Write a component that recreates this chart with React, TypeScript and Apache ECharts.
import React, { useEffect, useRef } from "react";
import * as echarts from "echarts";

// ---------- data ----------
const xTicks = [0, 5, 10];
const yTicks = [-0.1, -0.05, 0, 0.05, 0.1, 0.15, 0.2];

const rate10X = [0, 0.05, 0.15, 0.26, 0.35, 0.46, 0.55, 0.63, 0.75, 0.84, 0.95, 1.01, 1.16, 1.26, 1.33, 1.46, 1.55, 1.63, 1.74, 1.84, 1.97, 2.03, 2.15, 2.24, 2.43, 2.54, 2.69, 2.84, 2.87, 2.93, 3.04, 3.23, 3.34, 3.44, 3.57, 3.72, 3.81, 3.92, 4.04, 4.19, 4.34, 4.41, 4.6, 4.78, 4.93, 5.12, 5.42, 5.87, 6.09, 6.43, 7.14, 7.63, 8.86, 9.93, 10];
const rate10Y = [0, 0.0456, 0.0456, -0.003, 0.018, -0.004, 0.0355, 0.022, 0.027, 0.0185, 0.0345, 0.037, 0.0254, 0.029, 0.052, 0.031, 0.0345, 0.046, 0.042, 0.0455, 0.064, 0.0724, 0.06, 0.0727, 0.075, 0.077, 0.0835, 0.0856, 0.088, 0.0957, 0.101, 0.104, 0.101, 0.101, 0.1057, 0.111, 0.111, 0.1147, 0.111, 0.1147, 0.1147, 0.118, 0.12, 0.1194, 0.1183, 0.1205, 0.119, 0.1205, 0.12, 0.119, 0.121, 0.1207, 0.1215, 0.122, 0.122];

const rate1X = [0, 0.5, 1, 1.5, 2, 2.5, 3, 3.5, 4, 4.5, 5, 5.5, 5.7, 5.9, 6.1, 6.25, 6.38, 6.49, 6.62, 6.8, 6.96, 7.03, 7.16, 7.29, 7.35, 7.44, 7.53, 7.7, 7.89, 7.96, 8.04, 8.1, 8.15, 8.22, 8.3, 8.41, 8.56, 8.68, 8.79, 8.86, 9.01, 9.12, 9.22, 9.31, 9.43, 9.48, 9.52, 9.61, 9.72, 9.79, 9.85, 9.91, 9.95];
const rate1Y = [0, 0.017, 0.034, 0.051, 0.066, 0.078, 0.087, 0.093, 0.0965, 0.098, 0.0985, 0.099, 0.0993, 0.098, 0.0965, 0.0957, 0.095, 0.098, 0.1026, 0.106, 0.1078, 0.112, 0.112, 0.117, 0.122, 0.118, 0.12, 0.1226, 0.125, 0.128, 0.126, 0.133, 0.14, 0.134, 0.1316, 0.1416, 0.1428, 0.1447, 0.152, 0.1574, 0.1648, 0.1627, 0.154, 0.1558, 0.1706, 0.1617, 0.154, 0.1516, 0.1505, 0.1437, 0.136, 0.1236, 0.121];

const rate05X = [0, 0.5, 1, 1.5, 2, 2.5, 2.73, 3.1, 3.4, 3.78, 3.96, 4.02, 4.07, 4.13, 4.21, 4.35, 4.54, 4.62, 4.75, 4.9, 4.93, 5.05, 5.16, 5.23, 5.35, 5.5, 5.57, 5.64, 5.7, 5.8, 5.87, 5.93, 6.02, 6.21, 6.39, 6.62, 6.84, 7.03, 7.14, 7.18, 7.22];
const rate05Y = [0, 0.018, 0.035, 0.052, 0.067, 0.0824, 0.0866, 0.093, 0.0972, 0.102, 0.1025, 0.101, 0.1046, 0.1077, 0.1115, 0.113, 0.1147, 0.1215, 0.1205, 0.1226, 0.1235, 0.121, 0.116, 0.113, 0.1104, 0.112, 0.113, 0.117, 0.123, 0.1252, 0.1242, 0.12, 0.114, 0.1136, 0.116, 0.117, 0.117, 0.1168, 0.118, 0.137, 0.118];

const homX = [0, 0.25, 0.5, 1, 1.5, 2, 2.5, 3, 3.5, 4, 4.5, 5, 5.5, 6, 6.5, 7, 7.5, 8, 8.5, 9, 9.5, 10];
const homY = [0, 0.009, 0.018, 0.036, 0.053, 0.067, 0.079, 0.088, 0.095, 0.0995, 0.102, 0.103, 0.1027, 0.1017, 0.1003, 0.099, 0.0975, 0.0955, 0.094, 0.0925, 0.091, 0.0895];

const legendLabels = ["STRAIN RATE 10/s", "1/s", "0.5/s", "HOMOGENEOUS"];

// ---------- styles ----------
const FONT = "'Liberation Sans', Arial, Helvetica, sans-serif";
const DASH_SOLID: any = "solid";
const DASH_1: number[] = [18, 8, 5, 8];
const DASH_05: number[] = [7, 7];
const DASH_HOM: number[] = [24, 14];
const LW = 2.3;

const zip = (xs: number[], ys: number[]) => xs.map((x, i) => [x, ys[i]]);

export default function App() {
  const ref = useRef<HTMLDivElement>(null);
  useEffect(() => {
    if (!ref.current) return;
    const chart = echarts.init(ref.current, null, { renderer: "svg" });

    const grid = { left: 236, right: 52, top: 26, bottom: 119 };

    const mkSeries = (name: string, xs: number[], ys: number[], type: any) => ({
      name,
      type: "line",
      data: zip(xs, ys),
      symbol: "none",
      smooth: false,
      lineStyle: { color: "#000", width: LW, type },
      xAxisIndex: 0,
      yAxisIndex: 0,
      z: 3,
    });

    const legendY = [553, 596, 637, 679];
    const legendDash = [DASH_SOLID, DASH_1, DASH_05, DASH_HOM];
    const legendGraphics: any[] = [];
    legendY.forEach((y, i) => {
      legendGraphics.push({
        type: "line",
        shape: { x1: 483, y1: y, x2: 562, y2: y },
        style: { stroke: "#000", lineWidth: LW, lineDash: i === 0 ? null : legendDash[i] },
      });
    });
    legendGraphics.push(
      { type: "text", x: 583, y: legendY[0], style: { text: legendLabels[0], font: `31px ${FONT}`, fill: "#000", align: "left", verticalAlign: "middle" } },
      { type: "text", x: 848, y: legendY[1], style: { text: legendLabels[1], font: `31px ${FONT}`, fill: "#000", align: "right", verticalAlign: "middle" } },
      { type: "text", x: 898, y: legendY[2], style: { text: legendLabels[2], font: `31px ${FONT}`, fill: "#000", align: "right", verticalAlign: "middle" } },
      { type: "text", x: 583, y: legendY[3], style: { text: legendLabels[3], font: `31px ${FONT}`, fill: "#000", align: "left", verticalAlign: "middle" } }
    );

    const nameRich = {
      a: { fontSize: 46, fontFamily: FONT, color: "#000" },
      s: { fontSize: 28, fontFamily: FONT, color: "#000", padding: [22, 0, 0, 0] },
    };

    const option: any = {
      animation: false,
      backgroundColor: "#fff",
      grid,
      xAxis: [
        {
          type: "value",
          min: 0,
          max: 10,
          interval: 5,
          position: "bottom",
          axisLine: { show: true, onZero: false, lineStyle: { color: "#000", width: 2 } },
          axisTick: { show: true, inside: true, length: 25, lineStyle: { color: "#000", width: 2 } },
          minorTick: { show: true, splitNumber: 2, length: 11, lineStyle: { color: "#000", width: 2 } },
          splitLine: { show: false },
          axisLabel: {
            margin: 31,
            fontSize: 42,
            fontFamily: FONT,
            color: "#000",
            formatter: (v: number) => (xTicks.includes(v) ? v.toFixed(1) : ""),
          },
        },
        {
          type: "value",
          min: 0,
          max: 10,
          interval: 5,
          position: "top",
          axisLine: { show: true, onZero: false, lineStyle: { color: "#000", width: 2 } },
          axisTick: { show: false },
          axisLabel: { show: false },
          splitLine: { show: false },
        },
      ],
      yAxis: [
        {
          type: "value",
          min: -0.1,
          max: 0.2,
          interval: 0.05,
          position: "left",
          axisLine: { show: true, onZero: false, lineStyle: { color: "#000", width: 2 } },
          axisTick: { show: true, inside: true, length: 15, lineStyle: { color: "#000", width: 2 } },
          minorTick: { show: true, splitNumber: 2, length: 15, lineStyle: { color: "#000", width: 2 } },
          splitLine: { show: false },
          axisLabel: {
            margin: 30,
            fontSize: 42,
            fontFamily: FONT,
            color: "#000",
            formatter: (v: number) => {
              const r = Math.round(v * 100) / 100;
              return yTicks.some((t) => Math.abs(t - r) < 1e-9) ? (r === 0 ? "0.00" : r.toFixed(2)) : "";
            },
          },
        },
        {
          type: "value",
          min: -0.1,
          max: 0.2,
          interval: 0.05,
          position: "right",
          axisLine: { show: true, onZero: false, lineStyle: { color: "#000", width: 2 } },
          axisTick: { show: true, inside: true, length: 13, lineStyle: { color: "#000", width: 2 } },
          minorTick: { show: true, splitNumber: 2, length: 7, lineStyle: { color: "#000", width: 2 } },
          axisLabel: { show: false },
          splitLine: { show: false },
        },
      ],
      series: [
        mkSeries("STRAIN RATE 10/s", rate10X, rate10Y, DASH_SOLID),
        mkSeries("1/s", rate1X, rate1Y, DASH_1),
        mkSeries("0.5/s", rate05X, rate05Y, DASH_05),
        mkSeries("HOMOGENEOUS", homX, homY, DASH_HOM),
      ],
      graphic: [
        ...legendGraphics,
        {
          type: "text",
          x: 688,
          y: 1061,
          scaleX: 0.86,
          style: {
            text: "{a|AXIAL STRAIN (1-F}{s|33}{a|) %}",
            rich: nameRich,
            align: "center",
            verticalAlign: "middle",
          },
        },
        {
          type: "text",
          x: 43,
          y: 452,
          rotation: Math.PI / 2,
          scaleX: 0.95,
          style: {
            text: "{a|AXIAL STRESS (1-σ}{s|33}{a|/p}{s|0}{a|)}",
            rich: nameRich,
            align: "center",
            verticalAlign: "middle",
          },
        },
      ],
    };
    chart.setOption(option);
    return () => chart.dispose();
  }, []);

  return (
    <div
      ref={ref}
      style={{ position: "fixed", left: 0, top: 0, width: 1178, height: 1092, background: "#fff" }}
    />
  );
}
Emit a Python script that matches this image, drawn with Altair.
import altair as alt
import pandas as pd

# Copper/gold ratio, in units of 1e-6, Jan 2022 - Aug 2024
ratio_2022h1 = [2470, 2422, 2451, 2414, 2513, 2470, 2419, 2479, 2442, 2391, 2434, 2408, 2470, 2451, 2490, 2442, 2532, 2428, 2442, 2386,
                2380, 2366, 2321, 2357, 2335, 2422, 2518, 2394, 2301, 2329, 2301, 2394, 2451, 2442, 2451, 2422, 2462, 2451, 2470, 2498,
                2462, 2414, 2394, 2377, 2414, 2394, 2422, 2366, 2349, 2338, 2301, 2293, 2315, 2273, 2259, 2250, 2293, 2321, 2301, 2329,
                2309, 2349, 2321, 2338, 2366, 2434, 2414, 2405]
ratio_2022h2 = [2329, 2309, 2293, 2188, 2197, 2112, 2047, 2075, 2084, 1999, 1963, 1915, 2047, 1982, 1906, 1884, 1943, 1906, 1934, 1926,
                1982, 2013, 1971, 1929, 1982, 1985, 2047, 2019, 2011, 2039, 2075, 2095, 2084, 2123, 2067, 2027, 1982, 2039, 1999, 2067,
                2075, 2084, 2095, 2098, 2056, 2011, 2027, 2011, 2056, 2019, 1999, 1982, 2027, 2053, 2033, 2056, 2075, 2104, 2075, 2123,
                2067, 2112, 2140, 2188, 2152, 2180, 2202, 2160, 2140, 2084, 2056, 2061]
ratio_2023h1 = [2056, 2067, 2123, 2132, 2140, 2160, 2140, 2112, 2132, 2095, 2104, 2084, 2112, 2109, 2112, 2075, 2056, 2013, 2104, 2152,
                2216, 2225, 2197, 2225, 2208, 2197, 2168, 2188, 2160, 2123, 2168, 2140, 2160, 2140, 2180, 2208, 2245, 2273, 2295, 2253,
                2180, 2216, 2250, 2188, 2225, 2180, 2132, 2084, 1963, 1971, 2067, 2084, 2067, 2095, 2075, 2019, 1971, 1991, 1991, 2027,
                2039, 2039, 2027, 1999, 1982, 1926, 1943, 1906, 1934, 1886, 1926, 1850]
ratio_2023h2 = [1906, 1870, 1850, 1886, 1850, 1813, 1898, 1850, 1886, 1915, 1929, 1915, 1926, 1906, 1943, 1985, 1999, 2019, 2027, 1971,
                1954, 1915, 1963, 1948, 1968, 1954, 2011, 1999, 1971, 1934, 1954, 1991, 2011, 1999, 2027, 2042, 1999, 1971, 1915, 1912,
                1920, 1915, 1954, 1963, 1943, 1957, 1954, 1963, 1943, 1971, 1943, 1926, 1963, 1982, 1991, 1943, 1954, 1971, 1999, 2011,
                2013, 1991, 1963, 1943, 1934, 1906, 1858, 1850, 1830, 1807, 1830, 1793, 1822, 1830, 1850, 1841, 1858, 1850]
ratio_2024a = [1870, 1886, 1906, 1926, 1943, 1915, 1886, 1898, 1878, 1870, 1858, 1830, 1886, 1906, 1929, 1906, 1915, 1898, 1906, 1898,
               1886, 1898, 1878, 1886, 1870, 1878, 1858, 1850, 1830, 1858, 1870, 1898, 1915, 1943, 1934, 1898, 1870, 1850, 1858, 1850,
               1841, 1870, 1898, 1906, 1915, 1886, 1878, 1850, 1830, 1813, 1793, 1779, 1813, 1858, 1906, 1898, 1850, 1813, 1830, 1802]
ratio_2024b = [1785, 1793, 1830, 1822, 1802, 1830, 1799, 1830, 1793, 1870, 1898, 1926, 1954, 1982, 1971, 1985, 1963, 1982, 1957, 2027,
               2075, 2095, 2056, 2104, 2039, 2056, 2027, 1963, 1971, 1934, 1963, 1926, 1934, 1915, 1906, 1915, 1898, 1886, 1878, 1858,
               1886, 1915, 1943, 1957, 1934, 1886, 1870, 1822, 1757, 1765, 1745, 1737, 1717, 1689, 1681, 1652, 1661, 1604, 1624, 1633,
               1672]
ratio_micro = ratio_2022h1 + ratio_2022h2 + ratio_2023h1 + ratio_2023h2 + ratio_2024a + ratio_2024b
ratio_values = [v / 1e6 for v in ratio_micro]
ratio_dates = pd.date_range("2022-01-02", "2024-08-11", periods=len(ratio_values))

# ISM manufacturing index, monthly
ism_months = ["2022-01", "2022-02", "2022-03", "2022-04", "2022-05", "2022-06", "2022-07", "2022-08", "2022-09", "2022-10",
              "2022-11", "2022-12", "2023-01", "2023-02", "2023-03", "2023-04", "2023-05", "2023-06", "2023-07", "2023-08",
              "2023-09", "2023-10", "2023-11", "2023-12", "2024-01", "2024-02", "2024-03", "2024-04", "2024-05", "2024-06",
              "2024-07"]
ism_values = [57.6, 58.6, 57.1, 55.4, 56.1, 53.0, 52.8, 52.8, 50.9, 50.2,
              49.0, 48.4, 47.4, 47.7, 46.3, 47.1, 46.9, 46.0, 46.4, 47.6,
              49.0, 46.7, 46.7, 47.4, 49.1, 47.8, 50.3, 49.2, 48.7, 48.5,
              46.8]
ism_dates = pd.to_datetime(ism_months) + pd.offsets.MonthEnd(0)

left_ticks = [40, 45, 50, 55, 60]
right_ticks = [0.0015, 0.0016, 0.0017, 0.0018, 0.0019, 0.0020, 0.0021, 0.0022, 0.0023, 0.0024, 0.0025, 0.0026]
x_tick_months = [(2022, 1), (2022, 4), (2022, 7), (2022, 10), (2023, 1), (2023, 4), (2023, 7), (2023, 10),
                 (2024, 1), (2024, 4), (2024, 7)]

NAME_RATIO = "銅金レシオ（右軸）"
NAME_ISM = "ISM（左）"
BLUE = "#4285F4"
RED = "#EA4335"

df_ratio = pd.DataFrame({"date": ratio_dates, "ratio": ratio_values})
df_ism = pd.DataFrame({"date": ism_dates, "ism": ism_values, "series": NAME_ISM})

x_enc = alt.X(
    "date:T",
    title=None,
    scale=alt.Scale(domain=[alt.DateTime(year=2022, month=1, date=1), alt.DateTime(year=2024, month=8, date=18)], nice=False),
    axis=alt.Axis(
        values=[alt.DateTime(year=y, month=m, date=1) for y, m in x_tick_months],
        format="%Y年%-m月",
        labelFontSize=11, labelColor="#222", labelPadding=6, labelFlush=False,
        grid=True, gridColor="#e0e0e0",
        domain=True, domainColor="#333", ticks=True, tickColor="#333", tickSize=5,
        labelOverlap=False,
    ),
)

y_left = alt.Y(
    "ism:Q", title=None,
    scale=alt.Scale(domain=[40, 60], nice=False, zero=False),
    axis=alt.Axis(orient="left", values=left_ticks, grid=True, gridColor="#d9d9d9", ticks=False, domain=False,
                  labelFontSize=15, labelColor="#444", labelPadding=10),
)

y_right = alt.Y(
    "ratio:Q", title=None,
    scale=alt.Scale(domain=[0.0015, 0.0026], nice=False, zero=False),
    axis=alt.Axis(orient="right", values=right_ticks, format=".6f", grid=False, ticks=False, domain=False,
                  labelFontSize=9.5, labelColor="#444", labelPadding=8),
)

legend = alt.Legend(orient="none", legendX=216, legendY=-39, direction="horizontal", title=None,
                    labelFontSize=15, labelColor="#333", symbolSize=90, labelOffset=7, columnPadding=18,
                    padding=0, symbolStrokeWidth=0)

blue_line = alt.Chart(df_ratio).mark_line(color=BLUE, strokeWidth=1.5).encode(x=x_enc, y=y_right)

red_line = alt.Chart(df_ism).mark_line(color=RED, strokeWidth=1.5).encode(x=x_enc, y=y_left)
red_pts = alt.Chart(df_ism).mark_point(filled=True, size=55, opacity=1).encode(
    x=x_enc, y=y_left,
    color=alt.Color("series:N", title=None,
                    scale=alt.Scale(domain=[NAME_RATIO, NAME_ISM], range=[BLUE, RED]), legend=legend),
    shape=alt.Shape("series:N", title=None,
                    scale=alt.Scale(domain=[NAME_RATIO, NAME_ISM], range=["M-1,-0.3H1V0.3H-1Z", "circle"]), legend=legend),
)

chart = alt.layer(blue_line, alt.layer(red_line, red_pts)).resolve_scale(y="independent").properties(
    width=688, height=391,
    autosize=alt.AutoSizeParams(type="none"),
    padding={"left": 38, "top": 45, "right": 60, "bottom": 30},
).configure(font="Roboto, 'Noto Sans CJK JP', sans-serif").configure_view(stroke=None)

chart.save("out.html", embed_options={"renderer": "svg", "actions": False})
-*-
Establish how many lines of the records contain the string "this" and state that number without elaboration.

2